Report how many lines hold the string "matplotlib". Give the number and nothing else.

* [SOURCE DATA]
· · ·

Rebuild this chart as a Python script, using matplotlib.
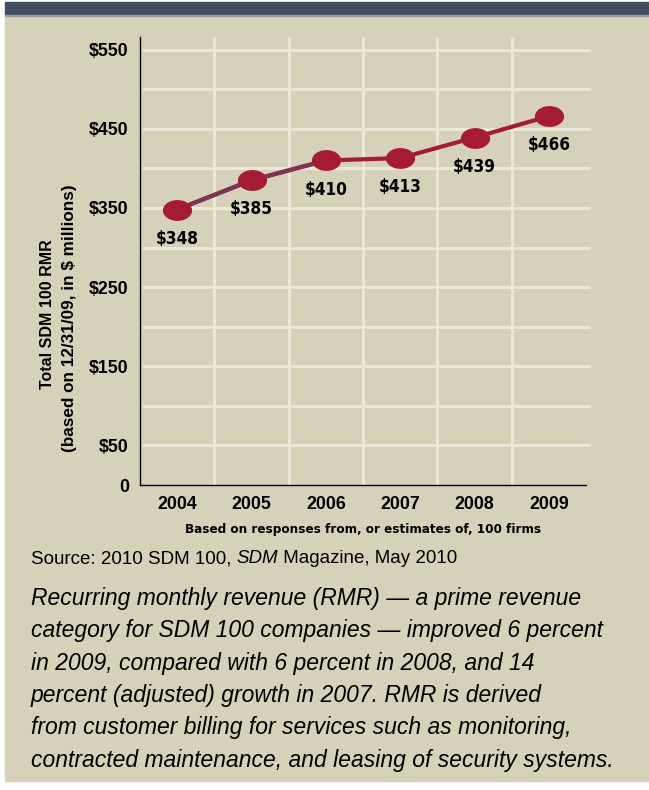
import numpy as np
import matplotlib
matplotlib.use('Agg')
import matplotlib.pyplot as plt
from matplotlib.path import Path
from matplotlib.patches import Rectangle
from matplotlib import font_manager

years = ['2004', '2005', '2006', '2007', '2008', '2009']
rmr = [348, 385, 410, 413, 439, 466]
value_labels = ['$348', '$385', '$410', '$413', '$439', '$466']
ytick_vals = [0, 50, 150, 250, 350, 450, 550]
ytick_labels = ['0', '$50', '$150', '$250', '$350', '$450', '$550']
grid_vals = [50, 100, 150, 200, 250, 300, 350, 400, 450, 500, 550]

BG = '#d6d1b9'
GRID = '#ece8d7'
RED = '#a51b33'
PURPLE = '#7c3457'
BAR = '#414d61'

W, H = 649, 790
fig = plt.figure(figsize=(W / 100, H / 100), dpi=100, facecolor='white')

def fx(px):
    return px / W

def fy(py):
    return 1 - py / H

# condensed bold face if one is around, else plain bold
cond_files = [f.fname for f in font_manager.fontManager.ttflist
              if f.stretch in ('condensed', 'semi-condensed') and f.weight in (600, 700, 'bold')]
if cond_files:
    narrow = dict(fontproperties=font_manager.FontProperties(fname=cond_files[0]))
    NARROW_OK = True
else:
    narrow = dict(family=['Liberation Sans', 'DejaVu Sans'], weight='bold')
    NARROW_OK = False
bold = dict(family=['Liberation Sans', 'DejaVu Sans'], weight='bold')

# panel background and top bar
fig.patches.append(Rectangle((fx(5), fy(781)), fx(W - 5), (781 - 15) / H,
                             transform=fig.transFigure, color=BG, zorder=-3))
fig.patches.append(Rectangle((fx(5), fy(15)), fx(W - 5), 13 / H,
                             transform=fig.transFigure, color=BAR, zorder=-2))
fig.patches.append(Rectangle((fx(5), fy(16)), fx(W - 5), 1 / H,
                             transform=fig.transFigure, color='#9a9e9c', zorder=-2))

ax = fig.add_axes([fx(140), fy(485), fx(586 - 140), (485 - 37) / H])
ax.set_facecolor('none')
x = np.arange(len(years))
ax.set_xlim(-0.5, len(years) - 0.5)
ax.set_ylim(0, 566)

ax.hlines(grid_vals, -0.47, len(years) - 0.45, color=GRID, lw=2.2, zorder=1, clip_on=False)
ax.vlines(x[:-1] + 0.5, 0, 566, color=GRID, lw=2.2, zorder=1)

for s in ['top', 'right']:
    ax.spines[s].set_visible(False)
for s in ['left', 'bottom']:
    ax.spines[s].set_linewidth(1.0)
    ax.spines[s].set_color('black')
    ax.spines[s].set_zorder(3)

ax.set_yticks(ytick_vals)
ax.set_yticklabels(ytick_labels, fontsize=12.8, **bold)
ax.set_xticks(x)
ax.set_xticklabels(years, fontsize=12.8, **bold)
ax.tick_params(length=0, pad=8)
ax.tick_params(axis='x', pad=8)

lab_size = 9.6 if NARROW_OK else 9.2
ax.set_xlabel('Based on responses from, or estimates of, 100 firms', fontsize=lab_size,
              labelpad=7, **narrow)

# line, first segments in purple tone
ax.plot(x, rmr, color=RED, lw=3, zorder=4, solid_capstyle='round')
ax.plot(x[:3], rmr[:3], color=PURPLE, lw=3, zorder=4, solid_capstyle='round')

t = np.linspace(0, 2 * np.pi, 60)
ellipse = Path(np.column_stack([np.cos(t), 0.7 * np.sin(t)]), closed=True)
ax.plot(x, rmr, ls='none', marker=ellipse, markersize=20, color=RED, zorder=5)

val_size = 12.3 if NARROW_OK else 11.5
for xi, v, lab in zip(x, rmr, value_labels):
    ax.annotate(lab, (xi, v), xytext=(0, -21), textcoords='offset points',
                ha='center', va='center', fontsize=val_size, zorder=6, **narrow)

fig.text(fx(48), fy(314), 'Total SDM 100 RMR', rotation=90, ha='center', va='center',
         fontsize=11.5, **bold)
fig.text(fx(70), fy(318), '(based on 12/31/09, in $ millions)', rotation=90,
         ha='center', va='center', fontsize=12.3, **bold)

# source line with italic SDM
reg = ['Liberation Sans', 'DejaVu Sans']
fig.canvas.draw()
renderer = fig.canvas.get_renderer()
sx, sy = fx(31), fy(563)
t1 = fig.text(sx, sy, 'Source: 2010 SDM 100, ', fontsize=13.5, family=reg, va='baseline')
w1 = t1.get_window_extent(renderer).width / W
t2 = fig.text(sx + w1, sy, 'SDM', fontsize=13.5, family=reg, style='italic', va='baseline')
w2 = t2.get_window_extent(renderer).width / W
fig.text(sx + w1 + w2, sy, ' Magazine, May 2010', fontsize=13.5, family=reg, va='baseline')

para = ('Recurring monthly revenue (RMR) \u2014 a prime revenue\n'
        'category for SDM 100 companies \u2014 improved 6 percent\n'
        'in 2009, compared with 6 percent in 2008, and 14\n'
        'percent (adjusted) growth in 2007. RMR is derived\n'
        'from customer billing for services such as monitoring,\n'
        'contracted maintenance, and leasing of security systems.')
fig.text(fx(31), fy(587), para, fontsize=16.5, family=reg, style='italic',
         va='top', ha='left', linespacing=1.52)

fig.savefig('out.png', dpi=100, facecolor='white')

· · ·

* [SOLUTION TO THIS TASK] 7